> [SUPPLIED DATA]:
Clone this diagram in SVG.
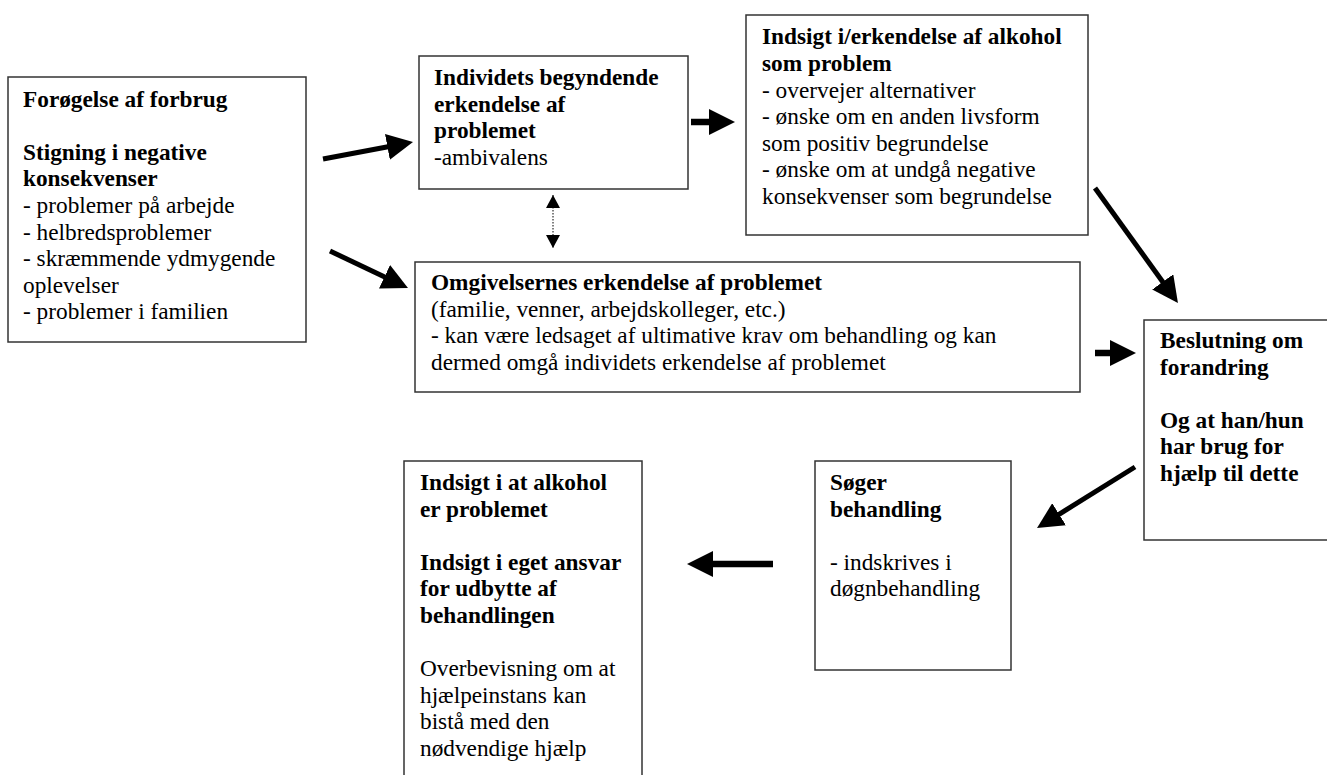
<svg xmlns="http://www.w3.org/2000/svg" width="1327" height="775" viewBox="0 0 1327 775">
<style>
.box{fill:#fff;stroke:#333;stroke-width:1.5}
text{font-family:"Liberation Serif","Times New Roman",serif;font-size:23.3px;fill:#000}
.b{font-weight:bold}
.arr{stroke:#000;stroke-width:5;fill:none;marker-end:url(#head)}
.arrh{stroke:#000;stroke-width:6.5;fill:none;marker-end:url(#head)}
.dot{stroke:#000;stroke-width:1;stroke-dasharray:1.5 1.5;fill:none;marker-start:url(#small);marker-end:url(#small)}
</style>
<defs>
<marker id="head" markerUnits="userSpaceOnUse" markerWidth="28" markerHeight="26" refX="2" refY="13" orient="auto">
<path d="M0,0 L26,13 L0,26 z" fill="#000"/>
</marker>
<marker id="small" markerUnits="userSpaceOnUse" markerWidth="14" markerHeight="14" refX="13" refY="7" orient="auto-start-reverse">
<path d="M0,0 L13,7 L0,14 z" fill="#000"/>
</marker>
</defs>

<g id="connectors">
<line class="arr" x1="323" y1="159" x2="389.4" y2="146.5"/>
<line class="arr" x1="330" y1="251" x2="386.3" y2="277.7"/>
<line class="arrh" x1="691" y1="122" x2="711" y2="122"/>
<line class="arr" x1="1095" y1="188" x2="1163.9" y2="283.5"/>
<line class="arrh" x1="1095" y1="353" x2="1112" y2="353"/>
<line class="arr" x1="1135" y1="467" x2="1057.4" y2="515.3"/>
<line class="arrh" x1="773" y1="564" x2="711" y2="564"/>
<line class="dot" x1="553" y1="195" x2="553" y2="248"/>
</g>

<g id="n-forogelse">
<rect class="box" x="8" y="77" width="298" height="265"/>
<text x="23" y="106.5" class="b">Forøgelse af forbrug</text>
<text x="23" y="159.7" class="b">Stigning i negative</text>
<text x="23" y="186.3" class="b">konsekvenser</text>
<text x="23" y="212.9">- problemer på arbejde</text>
<text x="23" y="239.5">- helbredsproblemer</text>
<text x="23" y="266.1">- skræmmende ydmygende</text>
<text x="23" y="292.7">oplevelser</text>
<text x="23" y="319.3">- problemer i familien</text>
</g>

<g id="n-individets">
<rect class="box" x="419" y="56" width="269" height="133"/>
<text x="434" y="85" class="b">Individets begyndende</text>
<text x="434" y="111.6" class="b">erkendelse af</text>
<text x="434" y="138.2" class="b">problemet</text>
<text x="434" y="164.8">-ambivalens</text>
</g>

<g id="n-indsigt-alkohol">
<rect class="box" x="746" y="15" width="342" height="220"/>
<text x="762" y="44.3" class="b">Indsigt i/erkendelse af alkohol</text>
<text x="762" y="70.9" class="b">som problem</text>
<text x="762" y="97.5">- overvejer alternativer</text>
<text x="762" y="124.1">- ønske om en anden livsform</text>
<text x="762" y="150.7">som positiv begrundelse</text>
<text x="762" y="177.3">- ønske om at undgå negative</text>
<text x="762" y="203.9">konsekvenser som begrundelse</text>
</g>

<g id="n-omgivelsernes">
<rect class="box" x="415" y="262" width="665" height="130"/>
<text x="431" y="290" class="b">Omgivelsernes erkendelse af problemet</text>
<text x="431" y="316.6">(familie, venner, arbejdskolleger, etc.)</text>
<text x="431" y="343.2">- kan være ledsaget af ultimative krav om behandling og kan</text>
<text x="431" y="369.8">dermed omgå individets erkendelse af problemet</text>
</g>

<g id="n-beslutning">
<rect class="box" x="1144" y="320" width="190" height="220"/>
<text x="1160" y="348" class="b">Beslutning om</text>
<text x="1160" y="374.6" class="b">forandring</text>
<text x="1160" y="427.8" class="b">Og at han/hun</text>
<text x="1160" y="454.4" class="b">har brug for</text>
<text x="1160" y="481" class="b">hjælp til dette</text>
</g>

<g id="n-soger">
<rect class="box" x="815" y="461" width="196" height="209"/>
<text x="830" y="490" class="b">Søger</text>
<text x="830" y="516.6" class="b">behandling</text>
<text x="830" y="569.8">- indskrives i</text>
<text x="830" y="596.4">døgnbehandling</text>
</g>

<g id="n-indsigt-ansvar">
<rect class="box" x="404" y="461" width="238" height="330"/>
<text x="420" y="490" class="b">Indsigt i at alkohol</text>
<text x="420" y="516.6" class="b">er problemet</text>
<text x="420" y="569.8" class="b">Indsigt i eget ansvar</text>
<text x="420" y="596.4" class="b">for udbytte af</text>
<text x="420" y="623" class="b">behandlingen</text>
<text x="420" y="676.2">Overbevisning om at</text>
<text x="420" y="702.8">hjælpeinstans kan</text>
<text x="420" y="729.4">bistå med den</text>
<text x="420" y="756">nødvendige hjælp</text>
</g>
</svg>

> [DIRECTION]: Repeat all the data as it stands, dropping any images it holds.

> [FINAL ANSWER]:
Clone this diagram in SVG.
<svg xmlns="http://www.w3.org/2000/svg" width="1327" height="775" viewBox="0 0 1327 775">
<style>
.box{fill:#fff;stroke:#333;stroke-width:1.5}
text{font-family:"Liberation Serif","Times New Roman",serif;font-size:23.3px;fill:#000}
.b{font-weight:bold}
.arr{stroke:#000;stroke-width:5;fill:none;marker-end:url(#head)}
.arrh{stroke:#000;stroke-width:6.5;fill:none;marker-end:url(#head)}
.dot{stroke:#000;stroke-width:1;stroke-dasharray:1.5 1.5;fill:none;marker-start:url(#small);marker-end:url(#small)}
</style>
<defs>
<marker id="head" markerUnits="userSpaceOnUse" markerWidth="28" markerHeight="26" refX="2" refY="13" orient="auto">
<path d="M0,0 L26,13 L0,26 z" fill="#000"/>
</marker>
<marker id="small" markerUnits="userSpaceOnUse" markerWidth="14" markerHeight="14" refX="13" refY="7" orient="auto-start-reverse">
<path d="M0,0 L13,7 L0,14 z" fill="#000"/>
</marker>
</defs>

<g id="connectors">
<line class="arr" x1="323" y1="159" x2="389.4" y2="146.5"/>
<line class="arr" x1="330" y1="251" x2="386.3" y2="277.7"/>
<line class="arrh" x1="691" y1="122" x2="711" y2="122"/>
<line class="arr" x1="1095" y1="188" x2="1163.9" y2="283.5"/>
<line class="arrh" x1="1095" y1="353" x2="1112" y2="353"/>
<line class="arr" x1="1135" y1="467" x2="1057.4" y2="515.3"/>
<line class="arrh" x1="773" y1="564" x2="711" y2="564"/>
<line class="dot" x1="553" y1="195" x2="553" y2="248"/>
</g>

<g id="n-forogelse">
<rect class="box" x="8" y="77" width="298" height="265"/>
<text x="23" y="106.5" class="b">Forøgelse af forbrug</text>
<text x="23" y="159.7" class="b">Stigning i negative</text>
<text x="23" y="186.3" class="b">konsekvenser</text>
<text x="23" y="212.9">- problemer på arbejde</text>
<text x="23" y="239.5">- helbredsproblemer</text>
<text x="23" y="266.1">- skræmmende ydmygende</text>
<text x="23" y="292.7">oplevelser</text>
<text x="23" y="319.3">- problemer i familien</text>
</g>

<g id="n-individets">
<rect class="box" x="419" y="56" width="269" height="133"/>
<text x="434" y="85" class="b">Individets begyndende</text>
<text x="434" y="111.6" class="b">erkendelse af</text>
<text x="434" y="138.2" class="b">problemet</text>
<text x="434" y="164.8">-ambivalens</text>
</g>

<g id="n-indsigt-alkohol">
<rect class="box" x="746" y="15" width="342" height="220"/>
<text x="762" y="44.3" class="b">Indsigt i/erkendelse af alkohol</text>
<text x="762" y="70.9" class="b">som problem</text>
<text x="762" y="97.5">- overvejer alternativer</text>
<text x="762" y="124.1">- ønske om en anden livsform</text>
<text x="762" y="150.7">som positiv begrundelse</text>
<text x="762" y="177.3">- ønske om at undgå negative</text>
<text x="762" y="203.9">konsekvenser som begrundelse</text>
</g>

<g id="n-omgivelsernes">
<rect class="box" x="415" y="262" width="665" height="130"/>
<text x="431" y="290" class="b">Omgivelsernes erkendelse af problemet</text>
<text x="431" y="316.6">(familie, venner, arbejdskolleger, etc.)</text>
<text x="431" y="343.2">- kan være ledsaget af ultimative krav om behandling og kan</text>
<text x="431" y="369.8">dermed omgå individets erkendelse af problemet</text>
</g>

<g id="n-beslutning">
<rect class="box" x="1144" y="320" width="190" height="220"/>
<text x="1160" y="348" class="b">Beslutning om</text>
<text x="1160" y="374.6" class="b">forandring</text>
<text x="1160" y="427.8" class="b">Og at han/hun</text>
<text x="1160" y="454.4" class="b">har brug for</text>
<text x="1160" y="481" class="b">hjælp til dette</text>
</g>

<g id="n-soger">
<rect class="box" x="815" y="461" width="196" height="209"/>
<text x="830" y="490" class="b">Søger</text>
<text x="830" y="516.6" class="b">behandling</text>
<text x="830" y="569.8">- indskrives i</text>
<text x="830" y="596.4">døgnbehandling</text>
</g>

<g id="n-indsigt-ansvar">
<rect class="box" x="404" y="461" width="238" height="330"/>
<text x="420" y="490" class="b">Indsigt i at alkohol</text>
<text x="420" y="516.6" class="b">er problemet</text>
<text x="420" y="569.8" class="b">Indsigt i eget ansvar</text>
<text x="420" y="596.4" class="b">for udbytte af</text>
<text x="420" y="623" class="b">behandlingen</text>
<text x="420" y="676.2">Overbevisning om at</text>
<text x="420" y="702.8">hjælpeinstans kan</text>
<text x="420" y="729.4">bistå med den</text>
<text x="420" y="756">nødvendige hjælp</text>
</g>
</svg>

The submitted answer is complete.